▶ [Items]:

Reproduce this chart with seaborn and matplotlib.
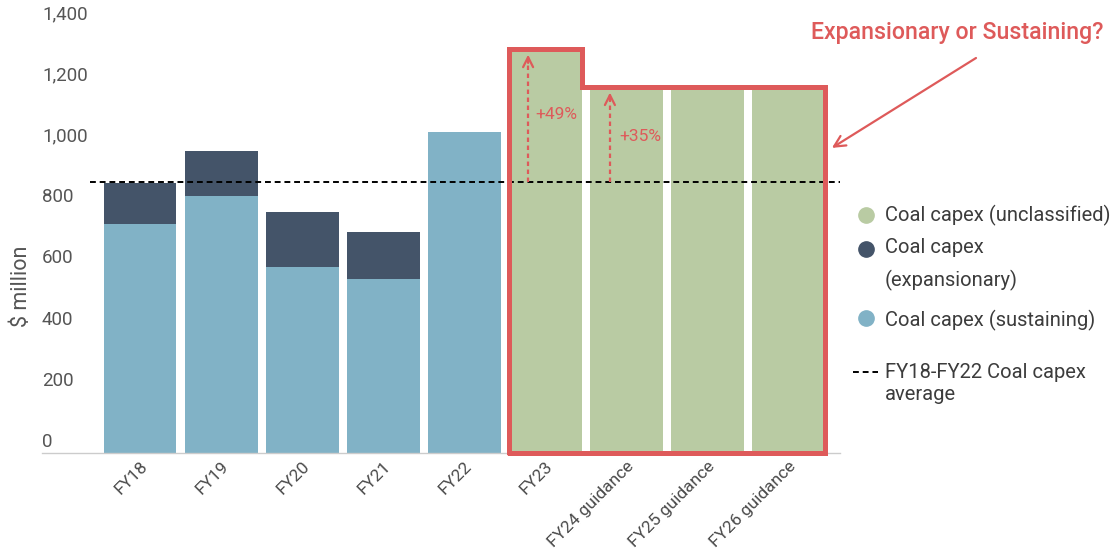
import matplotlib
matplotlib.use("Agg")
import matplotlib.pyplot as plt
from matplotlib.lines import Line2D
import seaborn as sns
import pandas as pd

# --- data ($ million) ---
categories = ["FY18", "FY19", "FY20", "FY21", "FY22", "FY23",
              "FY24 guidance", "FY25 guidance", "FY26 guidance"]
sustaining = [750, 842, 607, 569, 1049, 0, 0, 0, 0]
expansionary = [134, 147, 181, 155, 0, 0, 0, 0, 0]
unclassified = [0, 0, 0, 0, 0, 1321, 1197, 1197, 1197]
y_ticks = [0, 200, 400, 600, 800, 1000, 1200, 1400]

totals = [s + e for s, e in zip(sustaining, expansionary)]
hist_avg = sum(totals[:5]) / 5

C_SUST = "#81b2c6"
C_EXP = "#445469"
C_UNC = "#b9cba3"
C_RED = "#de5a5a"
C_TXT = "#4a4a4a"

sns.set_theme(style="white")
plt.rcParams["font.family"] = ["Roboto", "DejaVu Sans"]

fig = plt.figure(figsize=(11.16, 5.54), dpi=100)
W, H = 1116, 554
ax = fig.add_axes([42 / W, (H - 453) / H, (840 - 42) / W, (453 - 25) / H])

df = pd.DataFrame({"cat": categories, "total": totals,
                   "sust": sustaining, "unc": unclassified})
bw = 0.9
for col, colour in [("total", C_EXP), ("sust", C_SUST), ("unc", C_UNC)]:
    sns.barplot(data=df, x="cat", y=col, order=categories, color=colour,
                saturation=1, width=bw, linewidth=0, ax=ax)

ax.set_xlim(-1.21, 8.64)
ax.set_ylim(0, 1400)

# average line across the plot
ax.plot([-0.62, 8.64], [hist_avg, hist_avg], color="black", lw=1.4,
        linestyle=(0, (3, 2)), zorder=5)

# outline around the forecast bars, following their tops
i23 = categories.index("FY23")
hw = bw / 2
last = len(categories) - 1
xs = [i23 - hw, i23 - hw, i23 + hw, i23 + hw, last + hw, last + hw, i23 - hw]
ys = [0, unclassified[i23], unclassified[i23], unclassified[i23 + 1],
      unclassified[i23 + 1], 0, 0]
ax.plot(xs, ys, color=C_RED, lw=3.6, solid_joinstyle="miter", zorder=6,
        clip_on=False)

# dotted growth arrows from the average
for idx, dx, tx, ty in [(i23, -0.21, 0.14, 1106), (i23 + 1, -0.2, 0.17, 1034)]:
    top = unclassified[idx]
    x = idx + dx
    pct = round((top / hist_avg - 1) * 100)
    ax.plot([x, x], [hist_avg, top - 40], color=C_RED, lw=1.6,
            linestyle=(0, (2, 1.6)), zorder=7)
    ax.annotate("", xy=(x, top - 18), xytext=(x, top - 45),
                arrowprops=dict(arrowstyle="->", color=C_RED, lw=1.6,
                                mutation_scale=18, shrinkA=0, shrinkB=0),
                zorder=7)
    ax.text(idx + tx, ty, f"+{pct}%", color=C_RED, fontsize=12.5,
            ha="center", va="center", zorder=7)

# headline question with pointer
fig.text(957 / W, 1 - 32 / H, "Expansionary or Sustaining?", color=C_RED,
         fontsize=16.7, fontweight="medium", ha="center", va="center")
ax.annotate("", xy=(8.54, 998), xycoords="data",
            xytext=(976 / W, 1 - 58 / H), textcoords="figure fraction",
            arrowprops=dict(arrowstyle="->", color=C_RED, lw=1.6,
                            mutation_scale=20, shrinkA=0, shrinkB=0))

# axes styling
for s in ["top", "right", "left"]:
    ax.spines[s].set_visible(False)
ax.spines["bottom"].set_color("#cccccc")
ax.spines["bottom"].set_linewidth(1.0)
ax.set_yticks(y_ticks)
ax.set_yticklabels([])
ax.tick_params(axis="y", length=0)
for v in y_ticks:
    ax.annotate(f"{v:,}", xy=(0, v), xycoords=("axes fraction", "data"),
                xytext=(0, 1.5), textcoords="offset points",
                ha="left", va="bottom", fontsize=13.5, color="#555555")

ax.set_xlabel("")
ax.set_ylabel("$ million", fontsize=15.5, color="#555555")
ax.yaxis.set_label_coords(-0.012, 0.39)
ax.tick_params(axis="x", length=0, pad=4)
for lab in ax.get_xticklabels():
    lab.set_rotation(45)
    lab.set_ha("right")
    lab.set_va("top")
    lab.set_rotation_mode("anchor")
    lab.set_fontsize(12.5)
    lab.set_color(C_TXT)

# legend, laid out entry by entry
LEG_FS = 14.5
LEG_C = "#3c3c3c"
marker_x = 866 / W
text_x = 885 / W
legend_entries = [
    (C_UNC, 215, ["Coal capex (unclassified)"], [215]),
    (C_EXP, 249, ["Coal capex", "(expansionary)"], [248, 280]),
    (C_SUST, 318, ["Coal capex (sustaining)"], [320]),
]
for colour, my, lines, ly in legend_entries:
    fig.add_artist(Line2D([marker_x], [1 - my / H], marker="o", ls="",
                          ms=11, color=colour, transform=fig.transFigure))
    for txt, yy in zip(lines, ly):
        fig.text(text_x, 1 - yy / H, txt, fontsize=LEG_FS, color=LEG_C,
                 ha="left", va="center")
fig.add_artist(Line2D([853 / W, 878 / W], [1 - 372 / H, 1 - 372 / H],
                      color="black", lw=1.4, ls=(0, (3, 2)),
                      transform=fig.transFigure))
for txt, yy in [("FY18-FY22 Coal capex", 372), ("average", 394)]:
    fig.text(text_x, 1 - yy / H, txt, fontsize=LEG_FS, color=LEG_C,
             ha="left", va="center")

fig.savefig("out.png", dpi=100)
* * *
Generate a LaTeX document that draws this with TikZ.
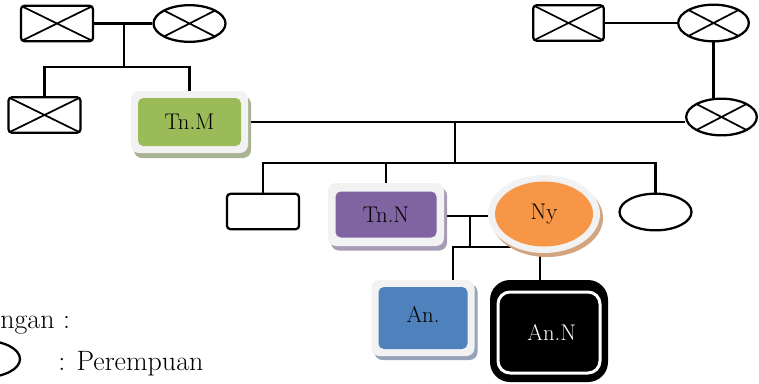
---
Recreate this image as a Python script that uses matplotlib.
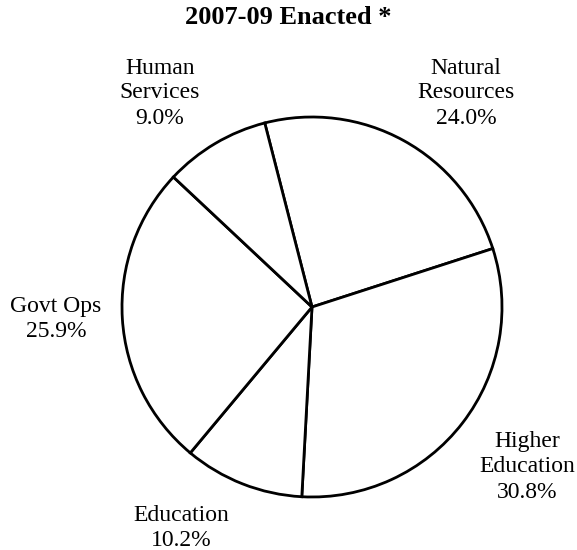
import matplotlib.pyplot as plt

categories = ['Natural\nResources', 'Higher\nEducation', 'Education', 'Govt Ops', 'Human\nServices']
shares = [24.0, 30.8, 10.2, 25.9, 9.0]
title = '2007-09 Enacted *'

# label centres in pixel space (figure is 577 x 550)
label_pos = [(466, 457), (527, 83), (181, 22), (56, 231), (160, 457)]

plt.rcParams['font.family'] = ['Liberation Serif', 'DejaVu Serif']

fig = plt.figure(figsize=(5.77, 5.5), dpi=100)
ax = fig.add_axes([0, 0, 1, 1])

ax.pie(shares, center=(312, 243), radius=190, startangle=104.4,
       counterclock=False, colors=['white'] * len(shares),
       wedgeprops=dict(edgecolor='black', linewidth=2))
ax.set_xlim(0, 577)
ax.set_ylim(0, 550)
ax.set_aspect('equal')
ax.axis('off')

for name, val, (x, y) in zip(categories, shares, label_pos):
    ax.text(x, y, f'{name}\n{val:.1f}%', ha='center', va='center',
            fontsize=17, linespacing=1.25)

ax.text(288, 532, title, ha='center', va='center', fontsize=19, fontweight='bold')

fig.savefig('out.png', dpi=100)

▶ [Written exercise]: Any pictures should be left out. Reproduce every line from the one holding "Reproduce this chart" down to the one holding "clip_on=False)", both of those lines included.

▶ [The completed task]:
Reproduce this chart with seaborn and matplotlib.
import matplotlib
matplotlib.use("Agg")
import matplotlib.pyplot as plt
from matplotlib.lines import Line2D
import seaborn as sns
import pandas as pd

# --- data ($ million) ---
categories = ["FY18", "FY19", "FY20", "FY21", "FY22", "FY23",
              "FY24 guidance", "FY25 guidance", "FY26 guidance"]
sustaining = [750, 842, 607, 569, 1049, 0, 0, 0, 0]
expansionary = [134, 147, 181, 155, 0, 0, 0, 0, 0]
unclassified = [0, 0, 0, 0, 0, 1321, 1197, 1197, 1197]
y_ticks = [0, 200, 400, 600, 800, 1000, 1200, 1400]

totals = [s + e for s, e in zip(sustaining, expansionary)]
hist_avg = sum(totals[:5]) / 5

C_SUST = "#81b2c6"
C_EXP = "#445469"
C_UNC = "#b9cba3"
C_RED = "#de5a5a"
C_TXT = "#4a4a4a"

sns.set_theme(style="white")
plt.rcParams["font.family"] = ["Roboto", "DejaVu Sans"]

fig = plt.figure(figsize=(11.16, 5.54), dpi=100)
W, H = 1116, 554
ax = fig.add_axes([42 / W, (H - 453) / H, (840 - 42) / W, (453 - 25) / H])

df = pd.DataFrame({"cat": categories, "total": totals,
                   "sust": sustaining, "unc": unclassified})
bw = 0.9
for col, colour in [("total", C_EXP), ("sust", C_SUST), ("unc", C_UNC)]:
    sns.barplot(data=df, x="cat", y=col, order=categories, color=colour,
                saturation=1, width=bw, linewidth=0, ax=ax)

ax.set_xlim(-1.21, 8.64)
ax.set_ylim(0, 1400)

# average line across the plot
ax.plot([-0.62, 8.64], [hist_avg, hist_avg], color="black", lw=1.4,
        linestyle=(0, (3, 2)), zorder=5)

# outline around the forecast bars, following their tops
i23 = categories.index("FY23")
hw = bw / 2
last = len(categories) - 1
xs = [i23 - hw, i23 - hw, i23 + hw, i23 + hw, last + hw, last + hw, i23 - hw]
ys = [0, unclassified[i23], unclassified[i23], unclassified[i23 + 1],
      unclassified[i23 + 1], 0, 0]
ax.plot(xs, ys, color=C_RED, lw=3.6, solid_joinstyle="miter", zorder=6,
        clip_on=False)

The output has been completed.